- Exercise brief: Every line of the listing must be reproduced as it stands. Leave the images behind.

═════ Source excerpt ═════

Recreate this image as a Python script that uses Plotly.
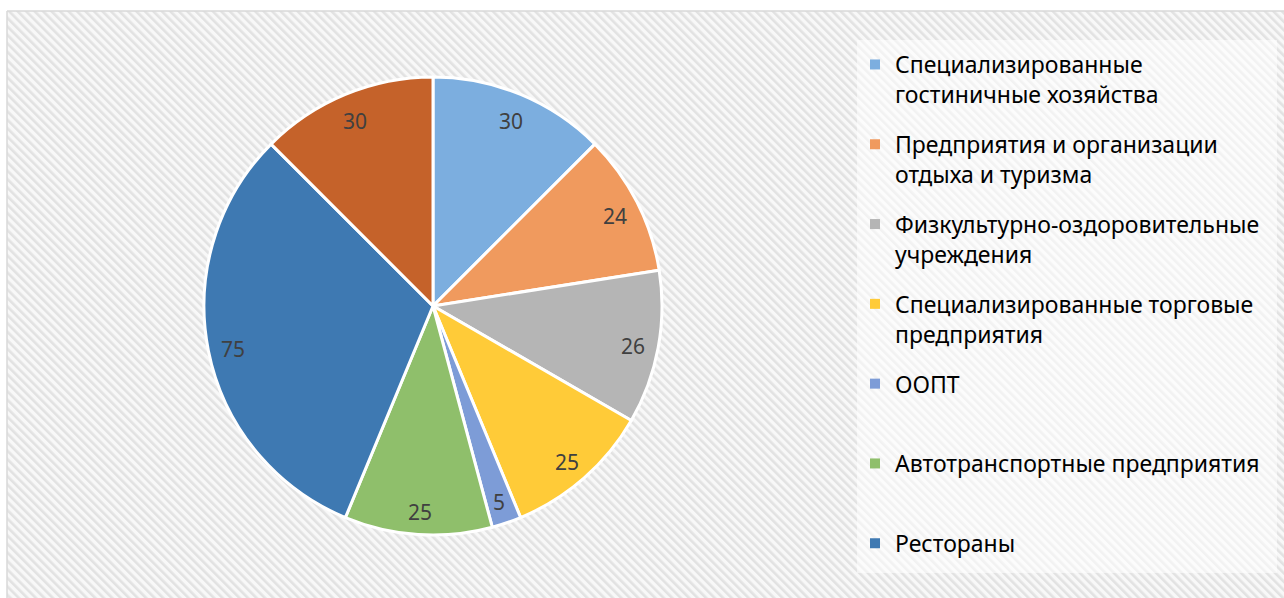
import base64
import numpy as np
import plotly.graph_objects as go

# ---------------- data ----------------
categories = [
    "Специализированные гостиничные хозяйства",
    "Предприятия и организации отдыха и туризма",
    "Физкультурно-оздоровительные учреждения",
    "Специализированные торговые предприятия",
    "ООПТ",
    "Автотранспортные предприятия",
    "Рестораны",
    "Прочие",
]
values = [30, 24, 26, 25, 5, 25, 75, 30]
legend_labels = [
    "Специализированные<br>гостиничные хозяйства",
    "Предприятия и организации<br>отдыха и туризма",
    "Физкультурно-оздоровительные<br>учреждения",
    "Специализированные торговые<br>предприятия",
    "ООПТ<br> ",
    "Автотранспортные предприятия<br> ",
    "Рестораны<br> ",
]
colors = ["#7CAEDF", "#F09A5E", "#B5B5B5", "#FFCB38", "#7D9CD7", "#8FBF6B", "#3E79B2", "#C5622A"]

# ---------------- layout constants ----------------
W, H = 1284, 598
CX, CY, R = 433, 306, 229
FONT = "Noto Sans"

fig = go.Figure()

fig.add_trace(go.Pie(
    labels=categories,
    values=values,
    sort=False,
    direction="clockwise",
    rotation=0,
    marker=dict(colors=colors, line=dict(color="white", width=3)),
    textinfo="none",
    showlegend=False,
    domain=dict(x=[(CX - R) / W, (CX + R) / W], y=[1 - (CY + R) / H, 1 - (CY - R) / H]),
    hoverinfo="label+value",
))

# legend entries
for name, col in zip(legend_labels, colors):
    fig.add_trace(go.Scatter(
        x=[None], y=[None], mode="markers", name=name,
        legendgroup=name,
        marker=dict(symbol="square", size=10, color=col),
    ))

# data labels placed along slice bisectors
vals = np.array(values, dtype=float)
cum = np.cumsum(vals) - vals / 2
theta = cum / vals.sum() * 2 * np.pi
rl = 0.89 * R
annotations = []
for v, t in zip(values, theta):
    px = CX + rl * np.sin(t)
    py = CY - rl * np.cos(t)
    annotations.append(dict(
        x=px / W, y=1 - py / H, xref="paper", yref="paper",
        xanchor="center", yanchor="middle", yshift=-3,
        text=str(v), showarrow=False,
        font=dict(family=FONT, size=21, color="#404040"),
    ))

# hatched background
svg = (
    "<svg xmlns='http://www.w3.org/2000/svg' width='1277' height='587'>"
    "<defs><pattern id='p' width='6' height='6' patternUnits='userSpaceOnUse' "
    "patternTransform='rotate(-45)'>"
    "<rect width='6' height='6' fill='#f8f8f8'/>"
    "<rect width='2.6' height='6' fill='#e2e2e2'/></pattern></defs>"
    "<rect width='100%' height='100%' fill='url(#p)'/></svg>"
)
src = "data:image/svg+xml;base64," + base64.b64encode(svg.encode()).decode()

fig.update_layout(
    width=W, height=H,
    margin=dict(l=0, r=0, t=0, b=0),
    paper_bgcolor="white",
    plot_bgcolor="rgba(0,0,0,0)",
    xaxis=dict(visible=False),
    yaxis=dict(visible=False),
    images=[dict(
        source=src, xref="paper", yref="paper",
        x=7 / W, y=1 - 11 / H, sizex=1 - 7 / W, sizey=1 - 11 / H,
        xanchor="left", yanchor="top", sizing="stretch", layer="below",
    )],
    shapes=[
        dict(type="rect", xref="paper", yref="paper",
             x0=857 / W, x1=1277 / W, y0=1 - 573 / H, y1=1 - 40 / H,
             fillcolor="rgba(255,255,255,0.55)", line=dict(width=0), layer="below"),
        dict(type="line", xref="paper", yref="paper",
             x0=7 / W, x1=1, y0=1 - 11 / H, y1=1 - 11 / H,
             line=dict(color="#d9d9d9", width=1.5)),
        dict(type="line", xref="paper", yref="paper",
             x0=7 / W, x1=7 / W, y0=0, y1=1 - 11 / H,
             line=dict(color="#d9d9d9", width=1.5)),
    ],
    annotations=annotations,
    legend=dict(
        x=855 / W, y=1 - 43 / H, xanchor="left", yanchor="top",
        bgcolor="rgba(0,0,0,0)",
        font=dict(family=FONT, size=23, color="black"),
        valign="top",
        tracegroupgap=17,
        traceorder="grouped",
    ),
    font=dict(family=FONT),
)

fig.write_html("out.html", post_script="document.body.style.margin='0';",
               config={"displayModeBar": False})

═════

- Final result:
Recreate this image as a Python script that uses Plotly.
import base64
import numpy as np
import plotly.graph_objects as go

# ---------------- data ----------------
categories = [
    "Специализированные гостиничные хозяйства",
    "Предприятия и организации отдыха и туризма",
    "Физкультурно-оздоровительные учреждения",
    "Специализированные торговые предприятия",
    "ООПТ",
    "Автотранспортные предприятия",
    "Рестораны",
    "Прочие",
]
values = [30, 24, 26, 25, 5, 25, 75, 30]
legend_labels = [
    "Специализированные<br>гостиничные хозяйства",
    "Предприятия и организации<br>отдыха и туризма",
    "Физкультурно-оздоровительные<br>учреждения",
    "Специализированные торговые<br>предприятия",
    "ООПТ<br> ",
    "Автотранспортные предприятия<br> ",
    "Рестораны<br> ",
]
colors = ["#7CAEDF", "#F09A5E", "#B5B5B5", "#FFCB38", "#7D9CD7", "#8FBF6B", "#3E79B2", "#C5622A"]

# ---------------- layout constants ----------------
W, H = 1284, 598
CX, CY, R = 433, 306, 229
FONT = "Noto Sans"

fig = go.Figure()

fig.add_trace(go.Pie(
    labels=categories,
    values=values,
    sort=False,
    direction="clockwise",
    rotation=0,
    marker=dict(colors=colors, line=dict(color="white", width=3)),
    textinfo="none",
    showlegend=False,
    domain=dict(x=[(CX - R) / W, (CX + R) / W], y=[1 - (CY + R) / H, 1 - (CY - R) / H]),
    hoverinfo="label+value",
))

# legend entries
for name, col in zip(legend_labels, colors):
    fig.add_trace(go.Scatter(
        x=[None], y=[None], mode="markers", name=name,
        legendgroup=name,
        marker=dict(symbol="square", size=10, color=col),
    ))

# data labels placed along slice bisectors
vals = np.array(values, dtype=float)
cum = np.cumsum(vals) - vals / 2
theta = cum / vals.sum() * 2 * np.pi
rl = 0.89 * R
annotations = []
for v, t in zip(values, theta):
    px = CX + rl * np.sin(t)
    py = CY - rl * np.cos(t)
    annotations.append(dict(
        x=px / W, y=1 - py / H, xref="paper", yref="paper",
        xanchor="center", yanchor="middle", yshift=-3,
        text=str(v), showarrow=False,
        font=dict(family=FONT, size=21, color="#404040"),
    ))

# hatched background
svg = (
    "<svg xmlns='http://www.w3.org/2000/svg' width='1277' height='587'>"
    "<defs><pattern id='p' width='6' height='6' patternUnits='userSpaceOnUse' "
    "patternTransform='rotate(-45)'>"
    "<rect width='6' height='6' fill='#f8f8f8'/>"
    "<rect width='2.6' height='6' fill='#e2e2e2'/></pattern></defs>"
    "<rect width='100%' height='100%' fill='url(#p)'/></svg>"
)
src = "data:image/svg+xml;base64," + base64.b64encode(svg.encode()).decode()

fig.update_layout(
    width=W, height=H,
    margin=dict(l=0, r=0, t=0, b=0),
    paper_bgcolor="white",
    plot_bgcolor="rgba(0,0,0,0)",
    xaxis=dict(visible=False),
    yaxis=dict(visible=False),
    images=[dict(
        source=src, xref="paper", yref="paper",
        x=7 / W, y=1 - 11 / H, sizex=1 - 7 / W, sizey=1 - 11 / H,
        xanchor="left", yanchor="top", sizing="stretch", layer="below",
    )],
    shapes=[
        dict(type="rect", xref="paper", yref="paper",
             x0=857 / W, x1=1277 / W, y0=1 - 573 / H, y1=1 - 40 / H,
             fillcolor="rgba(255,255,255,0.55)", line=dict(width=0), layer="below"),
        dict(type="line", xref="paper", yref="paper",
             x0=7 / W, x1=1, y0=1 - 11 / H, y1=1 - 11 / H,
             line=dict(color="#d9d9d9", width=1.5)),
        dict(type="line", xref="paper", yref="paper",
             x0=7 / W, x1=7 / W, y0=0, y1=1 - 11 / H,
             line=dict(color="#d9d9d9", width=1.5)),
    ],
    annotations=annotations,
    legend=dict(
        x=855 / W, y=1 - 43 / H, xanchor="left", yanchor="top",
        bgcolor="rgba(0,0,0,0)",
        font=dict(family=FONT, size=23, color="black"),
        valign="top",
        tracegroupgap=17,
        traceorder="grouped",
    ),
    font=dict(family=FONT),
)

fig.write_html("out.html", post_script="document.body.style.margin='0';",
               config={"displayModeBar": False})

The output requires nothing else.